The American Academy of Pediatrics (AAP) revised a previous recommendation that had all toddler drinking whole milk once weaned from breast-milk or formula.
They are now saying that some babies as young as 12 months of age should be given reduced-fat (2 percent) milk instead of whole milk.
Specifically, the new recommendation states that the use of reduced-fat milk “would be appropriate” for children between 12 months and 2 years of age who are at higher-than-normal risk of becoming overweight, or have a family history of high cholesterol, obesity, or heart disease.
“Previously, the recommendation had been for children between 12 months and 2 years of age to be on whole milk,” Dr. Stephen R. Daniels noted in a telephone interview with Reuters Health. Daniels, of The Children’s Hospital in Denver, is a member of the AAP’s Committee on Nutrition that wrote the recommendation.

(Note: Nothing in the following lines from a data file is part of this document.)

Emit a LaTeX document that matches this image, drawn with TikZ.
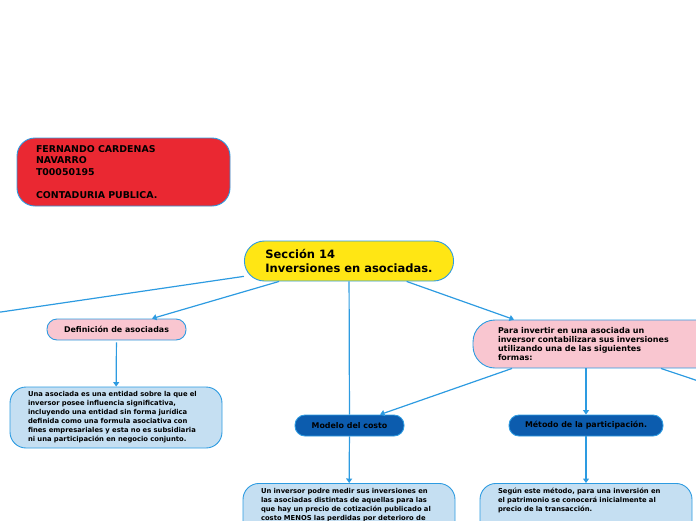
\documentclass[tikz,border=0pt]{standalone}
\usepackage{fontspec}
\setmainfont{DejaVu Sans}
\usepackage{xcolor}
\usetikzlibrary{
    arrows.meta,
    positioning
}
\definecolor{linecol}{RGB}{45,155,225}
\definecolor{redbox}{RGB}{234,40,50}
\definecolor{yelbox}{RGB}{255,230,20}
\definecolor{pinkbox}{RGB}{249,198,208}
\definecolor{skybox}{RGB}{197,223,242}
\definecolor{navybox}{RGB}{12,92,174}

\begin{document}
\begin{tikzpicture}[x=1pt, y=-1pt,
    box/.style={draw=linecol, line width=0.9pt, align=left},
    pill/.style={box, align=center, minimum height=21pt, rounded corners=10pt, inner sep=0pt,
        font=\bfseries\fontsize{7.9}{9}\selectfont},
    note/.style={box, fill=skybox, rounded corners=16pt, text width=176pt, inner xsep=18pt,
        font=\bfseries\fontsize{6.8}{9}\selectfont},
    link/.style={draw=linecol, line width=1.2pt, -{Triangle[width=6pt,length=4.5pt]}},
    plain/.style={draw=linecol, line width=1.2pt}]
                        \useasboundingbox (0,0) rectangle (696,520);

                        \node[box, fill=redbox, rounded corners=18pt, text width=175pt, inner xsep=19pt,
                            minimum height=68pt, font=\bfseries\fontsize{9.4}{11.5}\selectfont]
                            (autor) at (123.5,172) {FERNANDO CARDENAS\\NAVARRO\\T00050195\\[11.5pt]CONTADURIA PUBLICA.};
                        \node[box, fill=yelbox, rounded corners=20pt, inner xsep=21pt, minimum height=40pt,
                            font=\bfseries\fontsize{11.5}{14}\selectfont]
                            (seccion) at (349,261) {Sección 14\\Inversiones en asociadas.};

                        \node[pill, fill=pinkbox, minimum width=139pt] (defasoc) at (116.5,329.5) {Definición de asociadas};
                        \node[note, minimum height=61pt] (asocdef) at (116,417.5)
                            {Una asociada es una entidad sobre la que el\\
                            inversor posee influencia significativa,\\
                            incluyendo una entidad sin forma jurídica\\
                            definida como una formula asociativa con\\
                            fines empresariales y esta no es subsidiaria\\
                            ni una participación en negocio conjunto.};

                        \node[box, fill=pinkbox, rounded corners=22pt, text width=197pt, inner xsep=25pt,
                            minimum height=48pt, font=\bfseries\fontsize{8}{9.3}\selectfont]
                            (paraform) at (596.5,344) {Para invertir en una asociada un\\inversor contabilizara sus inversiones\\utilizando una de las siguientes\\formas:};

                        \node[pill, fill=navybox, minimum width=109pt] (modcosto) at (349.5,425.5) {Modelo del costo};
                        \node[pill, fill=navybox, minimum width=154pt] (metpart) at (586,425.5) {Método de la participación.};

                        \node[note, anchor=north, inner ysep=5pt, text depth=40pt] (costotxt) at (349,483)
                            {Un inversor podre medir sus inversiones en\\
                            las asociadas distintas de aquellas para las\\
                            que hay un precio de cotización publicado al\\
                            costo MENOS las perdidas por deterioro de};
                        \node[note, anchor=north, inner ysep=5pt, text depth=40pt] (parttxt) at (586,483)
                            {Según este método, para una inversión en\\
                            el patrimonio se conocerá inicialmente al\\
                            precio de la transacción.};

                        \coordinate (offleft) at (-40,318);
                        \coordinate (offright) at (740,395);

                        \draw
                        (seccion) edge[plain] (offleft)
                        (seccion) edge[link] ([xshift=35.5pt]defasoc.north)
                        (seccion) edge[plain] (modcosto)
                        (seccion) edge[link] ([xshift=-82.5pt]paraform.north)
                        (defasoc) edge[link, shorten <=2pt] (asocdef)
                        ([xshift=-84.5pt]paraform.south) edge[link] ([xshift=30.5pt]modcosto.north)
                        (paraform.south -| metpart.north) edge[link] (metpart.north)
                        ([xshift=64.5pt]paraform.south) edge[plain] (offright)
                        (modcosto) edge[link] (costotxt)
                        (metpart) edge[link] (parttxt);
                    \end{tikzpicture}
\end{document}
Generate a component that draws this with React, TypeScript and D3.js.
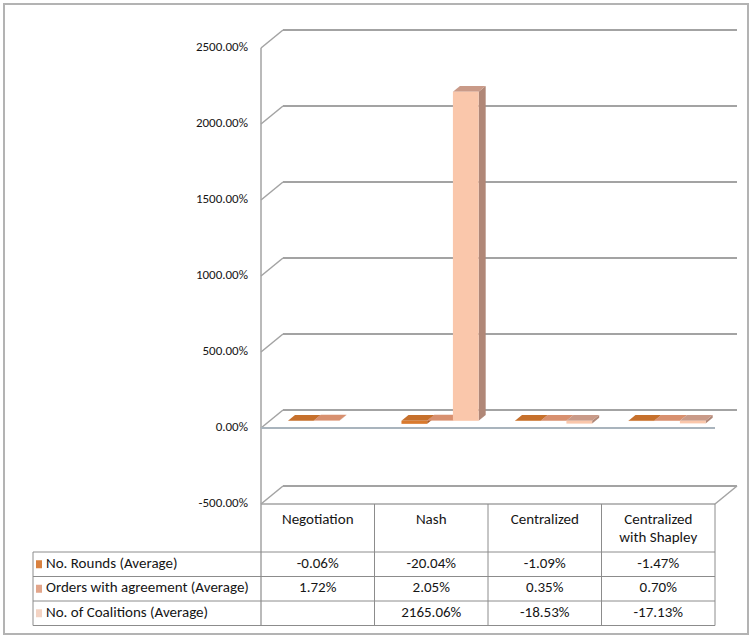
import React from "react";
import * as d3 from "d3";

const categories = ["Negotiation", "Nash", "Centralized", "Centralized\nwith Shapley"];
const seriesNames = ["No. Rounds (Average)", "Orders with agreement (Average)", "No. of Coalitions (Average)"];
const roundsValues: (number | null)[] = [-0.06, -20.04, -1.09, -1.47];
const agreementValues: (number | null)[] = [1.72, 2.05, 0.35, 0.7];
const coalitionValues: (number | null)[] = [null, 2165.06, -18.53, -17.13];
const yTicks = [-500, 0, 500, 1000, 1500, 2000, 2500];

const seriesValues = [roundsValues, agreementValues, coalitionValues];
const seriesColors = [
  { front: "#D97A2E", top: "#C6702C", side: "#A85A22", key: "#D9813F" },
  { front: "#E6A184", top: "#D8906F", side: "#B8785C", key: "#E2A58A" },
  { front: "#FAC7AB", top: "#C99A88", side: "#B08777", key: "#F3D3C3" },
];

const W = 750;
const H = 638;
const FONT = "Carlito, 'Liberation Sans', Arial, sans-serif";

function fmt(v: number | null) {
  if (v === null) return "";
  return v.toFixed(2) + "%";
}

export default function App() {
  const x0 = 261;
  const x1 = 715;
  const y = d3.scaleLinear().domain([-500, 2500]).range([504, 48]);
  const depth = { dx: 22, dy: -18 };
  const fFront = 0.4;
  const fBack = 0.72;
  const x = d3.scaleBand<string>().domain(categories).range([x0, x1]).padding(0);
  const bw = x.bandwidth();
  const s = d3
    .scaleBand<string>()
    .domain(seriesNames)
    .range([bw * 0.16, bw * 0.84])
    .padding(0);

  const gridColor = "#a3a3a3";
  const tableColor = "#8c8c8c";
  const textColor = "#151515";

  const tableTop = y(-500);
  const headerBottom = 552;
  const rowH = 24.5;
  const legendLeft = 33;
  const tableBottom = headerBottom + rowH * 3;

  const bars: JSX.Element[] = [];
  categories.forEach((cat, ci) => {
    seriesNames.forEach((sn, si) => {
      const v = seriesValues[si][ci];
      if (v === null) return;
      const col = seriesColors[si];
      const fx = (x(cat) as number) + (s(sn) as number) + fFront * depth.dx;
      const fw = s.bandwidth();
      const zeroY = y(0) + fFront * depth.dy;
      const valY = y(v) + fFront * depth.dy;
      const topY = Math.min(zeroY, valY);
      const botY = Math.max(zeroY, valY);
      const bdx = (fBack - fFront) * depth.dx;
      const bdy = (fBack - fFront) * depth.dy;
      const key = `${ci}-${si}`;
      bars.push(
        <g key={key}>
          <polygon
            points={`${fx + fw},${topY} ${fx + fw + bdx},${topY + bdy} ${fx + fw + bdx},${botY + bdy} ${fx + fw},${botY}`}
            fill={col.side}
          />
          <polygon
            points={`${fx},${topY} ${fx + fw},${topY} ${fx + fw + bdx},${topY + bdy} ${fx + bdx},${topY + bdy}`}
            fill={col.top}
          />
          <rect x={fx} y={topY} width={fw} height={Math.max(botY - topY, 0.01)} fill={col.front} />
        </g>
      );
    });
  });

  return (
    <svg
      width={W}
      height={H}
      style={{ position: "absolute", left: 0, top: 0, background: "#fff" }}
      fontFamily={FONT}
    >
      <rect x={4} y={4} width={W - 6} height={H - 8} fill="#fff" stroke="#b3b3b3" strokeWidth={2} />

      {yTicks.map((t) => (
        <g key={t}>
          <line
            x1={x0 + depth.dx}
            x2={x1 + depth.dx}
            y1={y(t) + depth.dy}
            y2={y(t) + depth.dy}
            stroke={gridColor}
            strokeWidth={2}
          />
          <line
            x1={x0}
            y1={y(t)}
            x2={x0 + depth.dx}
            y2={y(t) + depth.dy}
            stroke={gridColor}
            strokeWidth={1.5}
          />
        </g>
      ))}
      <line
        x1={x1}
        y1={y(-500)}
        x2={x1 + depth.dx}
        y2={y(-500) + depth.dy}
        stroke={gridColor}
        strokeWidth={1.5}
      />
      <line x1={x0} x2={x0} y1={y(2500)} y2={tableBottom} stroke={gridColor} strokeWidth={1.5} />
      <line x1={x0} x2={x1} y1={y(0)} y2={y(0)} stroke="#a9b4bd" strokeWidth={2} />

      {bars}

      {yTicks.map((t) => (
        <text
          key={`l${t}`}
          x={248}
          y={y(t)}
          textAnchor="end"
          dominantBaseline="middle"
          fontSize={13}
          fill={textColor}
        >
          {t.toFixed(2) + "%"}
        </text>
      ))}

      <g stroke={tableColor} strokeWidth={1}>
        <line x1={x0} x2={x1} y1={tableTop} y2={tableTop} stroke={gridColor} strokeWidth={1.5} />
        {categories.map((c, i) => (
          <line
            key={`v${i}`}
            x1={(x(c) as number) + bw}
            x2={(x(c) as number) + bw}
            y1={tableTop}
            y2={tableBottom}
          />
        ))}
        <line x1={legendLeft} x2={legendLeft} y1={headerBottom} y2={tableBottom} />
        {[0, 1, 2, 3].map((r) => (
          <line
            key={`h${r}`}
            x1={legendLeft}
            x2={x1}
            y1={headerBottom + r * rowH}
            y2={headerBottom + r * rowH}
          />
        ))}
      </g>
      {categories.map((c) => {
        const lines = c.split("\n");
        return (
          <text
            key={`hd${c}`}
            x={(x(c) as number) + bw / 2}
            y={520}
            textAnchor="middle"
            dominantBaseline="middle"
            fontSize={15}
            fill={textColor}
          >
            {lines.map((ln, li) => (
              <tspan key={li} x={(x(c) as number) + bw / 2} dy={li === 0 ? 0 : 18}>
                {ln}
              </tspan>
            ))}
          </text>
        );
      })}
      {seriesNames.map((sn, si) => {
        const cy = headerBottom + si * rowH + rowH / 2;
        return (
          <g key={`row${si}`}>
            <rect x={36} y={cy - 4} width={6} height={8} fill={seriesColors[si].key} />
            <text x={46} y={cy} dominantBaseline="middle" fontSize={15} fill={textColor}>
              {sn}
            </text>
            {categories.map((c, ci) => (
              <text
                key={`c${ci}`}
                x={(x(c) as number) + bw / 2}
                y={cy}
                textAnchor="middle"
                dominantBaseline="middle"
                fontSize={15}
                fill={textColor}
              >
                {fmt(seriesValues[si][ci])}
              </text>
            ))}
          </g>
        );
      })}
    </svg>
  );
}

“The theoretical rationale for that was that children who were growing and developing may need an increased fat, and even potentially cholesterol intake, to support some development, especially neurological development,” he explained.
He continued to say that The whole milk recommendation was developed “at a time when there wasn’t the kind of concern that we have now about childhood obesity.”
It is also believed that the first cholesterol check should take place after 2 years of age but no later than age 10. If their cholesterol levels are normal, repeat testing should be performed in 3 to 5 years.